Besides budget absorption issues, the government will face other obstacles in delivering the planned fiscal stimulus.
The first obstacle stems from moral hazard - how to choose without prejudice companies that will benefit from the stimulus. This could create many problems during its implementation.
The second obstacle would come from the local government's participation. Based on the ministry's data, almost 30 percent of total government spending will be transferred to local governments in the 2009 budget.
Any stimulus spending here would depend on how the local governments have completed their 2009 budgets.
Unfortunately, there are 293 local governments or 57 percent of regions in Indonesia, that have yet to complete their budgets as of January 2009.
The delayed budget approvals could postpone the start of the much needed infrastructure projects.
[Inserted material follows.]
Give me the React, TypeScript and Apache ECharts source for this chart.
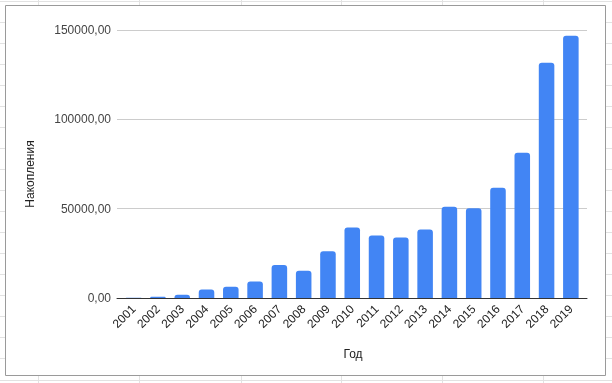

We believe that the worst impact from the global financial turmoil will be in the first half of 2009.
Now is a critical point for the government to accelerate spending in the economy to absorb rising unemployment and concurrently maintain purchasing power.
Based on our estimates, government spending growth at 5 percent would support private consumption growth at 4 percent in 2009. We view positively the government's commitment to spend the budget more aggressively, starting in the first quarter of this year.
The plan to spend around 35 percent of the total amount in the first half of 2009 is a good move by the government.
This could result in 50 percent greater spending absorption compared to level in 2008.
A blessing in disguise for Indonesia is the fact that 2009 is an election year.
If the elections are held peacefully, we believe spending by political parties would undoubtedly create an additional stimulus.
This coupled with government spending, disbursed effectively, could indeed provide a successful shield from the current external turmoil.